VDC estimates there are 40,000 (3+ agent) call centers; the numbers in their report rely, therefore, upon VDC's estimation. If you've any questions about the content, methodology and scope of the report, give John Gordon a call at 508.653.9000 or send him an e-mail at [email protected] or visit their Web site at www.vdc-corp.com.

The trends most likely to affect the number of call centers are those resulting from managerial and external factors. Contributing to the growth expected in the overall number of call center sites is both the split-up of very large call center sites and an increase in demand for services.

The decline in large call centers translates, in part, to an increase in small centers. Call centers having over 200 agents seats (especially those with greater than 500 agents) are under the most pressure from labor shortages, wage battles and other factors resulting from the overall need for more highly skilled CSRs. These larger call centers are splitting up to take advantage of the technology which now supports the linking of distributed operations. Results seen by call center management run along the lines of improved manageability, alleviated labor and staffing issues, and a realized need for fewer agents in some instances.

Technology allowing for the seamless distribution of services across multiple sites (and multiple platforms) is the prime motivation behind the expected increase in small call centers. With technology providing quality monitoring, reporting, supervisory and scheduling functions across multiple/remote sites, there is no loss or decline in the quality of services provided when dividing larger operations. In fact, this technology improves an agency's ability to take advantage of regional, and even international, opportunities as soon as they surface.
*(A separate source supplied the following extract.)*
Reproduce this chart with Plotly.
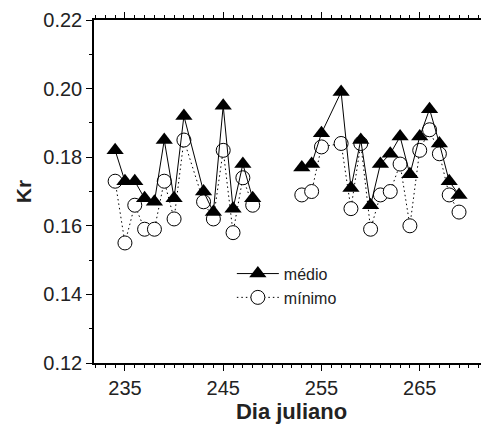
import plotly.graph_objects as go

# Dia juliano and Kr values (None = no data, breaks the line)
dias = [234, 235, 236, 237, 238, 239, 240, 241, 243, 244, 245, 246, 247, 248,
        None,
        253, 254, 255, 257, 258, 259, 260, 261, 262, 263, 264, 265, 266, 267, 268, 269]
kr_medio = [0.182, 0.173, 0.173, 0.168, 0.167, 0.185, 0.168, 0.192, 0.170, 0.164,
            0.195, 0.165, 0.178, 0.168,
            None,
            0.177, 0.178, 0.187, 0.199, 0.171, 0.185, 0.166, 0.178, 0.181, 0.186,
            0.175, 0.186, 0.194, 0.184, 0.173, 0.169]
kr_minimo = [0.173, 0.155, 0.166, 0.159, 0.159, 0.173, 0.162, 0.185, 0.167, 0.162,
             0.182, 0.158, 0.174, 0.166,
             None,
             0.169, 0.170, 0.183, 0.184, 0.165, 0.184, 0.159, 0.169, 0.170, 0.178,
             0.160, 0.182, 0.188, 0.181, 0.169, 0.164]

x_ticks = [235, 245, 255, 265]
y_ticks = [0.12, 0.14, 0.16, 0.18, 0.20, 0.22]

FONT = "Liberation Sans, Arial, sans-serif"

fig = go.Figure()

fig.add_trace(go.Scatter(
    x=dias, y=kr_minimo, name="mínimo", mode="lines+markers",
    line=dict(color="black", width=1, dash="1.5px,3px"),
    marker=dict(symbol="circle", size=14, color="white",
                line=dict(color="black", width=1)),
))
fig.add_trace(go.Scatter(
    x=dias, y=kr_medio, name="médio", mode="lines+markers",
    line=dict(color="black", width=1),
    marker=dict(symbol="triangle-up", size=15, color="black"),
))

axis_common = dict(
    showline=True, linecolor="black", linewidth=1.5,
    showgrid=False, zeroline=False, automargin=False,
    ticks="outside", ticklen=6, tickwidth=1, tickcolor="black",
    tickfont=dict(family=FONT, size=20, color="#222"),
)

fig.update_xaxes(
    **axis_common,
    range=[231.85, 272.05], tickvals=x_ticks, mirror="ticks",
    minor=dict(dtick=1, ticks="outside", ticklen=3, tickcolor="black"),
    title=dict(text="<b>Dia juliano</b>", font=dict(family=FONT, size=22, color="#222"),
               standoff=4),
)
fig.update_yaxes(
    **axis_common,
    range=[0.12, 0.22], tickvals=y_ticks, tickformat=".2f",
    minor=dict(dtick=0.01, ticks="outside", ticklen=3, tickcolor="black"),
    title=dict(text="<b>Kr</b>", font=dict(family=FONT, size=21, color="#222"),
               standoff=6),
)

# the page body has an 8px margin, so the figure is 8px smaller than the window
fig.update_layout(
    width=481, height=418,
    margin=dict(l=86, r=0, t=12, b=63),
    paper_bgcolor="white", plot_bgcolor="white",
    showlegend=True,
    legend=dict(x=0.349, y=0.31, xanchor="left", yanchor="top",
                traceorder="reversed", bgcolor="rgba(0,0,0,0)",
                font=dict(family=FONT, size=16, color="#222"),
                tracegroupgap=0, itemwidth=42),
)

fig.write_html("out.html")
Seamless function across remote sites, in conjunction with staffing problems associated with large-scale operations, will hinder further establishment of large call centers to a great extent.

Increased demand for services has resulted in many organizations realizing the value of creating small in-house call centers. With the increase in availability and variety of complete call center solutions (and decreasing prices), this opportunity is made very attractive to organizations wishing to enhance the quality of service provided to their customers. VDC estimates the 3- to 10-agent call center segment will experience the greatest growth over the next few years (upwards of 23% per year), with the 10- to 50-agent facility seeing only slightly less growth. Growth of this measure will continue, as will growth of distributed call centers, until overall market deceleration at or near the end of 2000. The introduction of virtual and multimedia call center operations throughout various markets will help to provoke the re-acceleration of the market as a whole soon after this time.

As the number of call centers increase, the number of agents per call center will decline. At present, the vast majority of agents are employed in call centers in the 50- to 500-agent range (see Exhibit V-6). The overall number of agents will decline as large call centers split into distributed operations and automated functions increase in popularity, availability and use. The use of "pre-agent" technology such as PSO, IVR, auto attendant and other tools are increasingly being implemented in call centers. This translates to less need for the low-skill level agent. Some lower skilled tasks will, however, always require a live agent. Outbound telemarketing, fund raising, collections and surveying, as well as several inbound routing and information exchanges are instances where a live agent is often required or requested. With the increased skills level required of today's agent, the higher salary commanded will contribute to the decreasing number of agents overall. With overhead accounting for upwards of 70% of a call center's costs, the need for higher skilled, higher paid agents will put further pressure on management to thin the ranks of their employ. The driving force for call centers to take advantage of technology is not to stimulate growth of the operation, thus providing advancement opportunities for the agents, but to decrease the need for live agents and allow for attrition to take place, thus lowering overhead.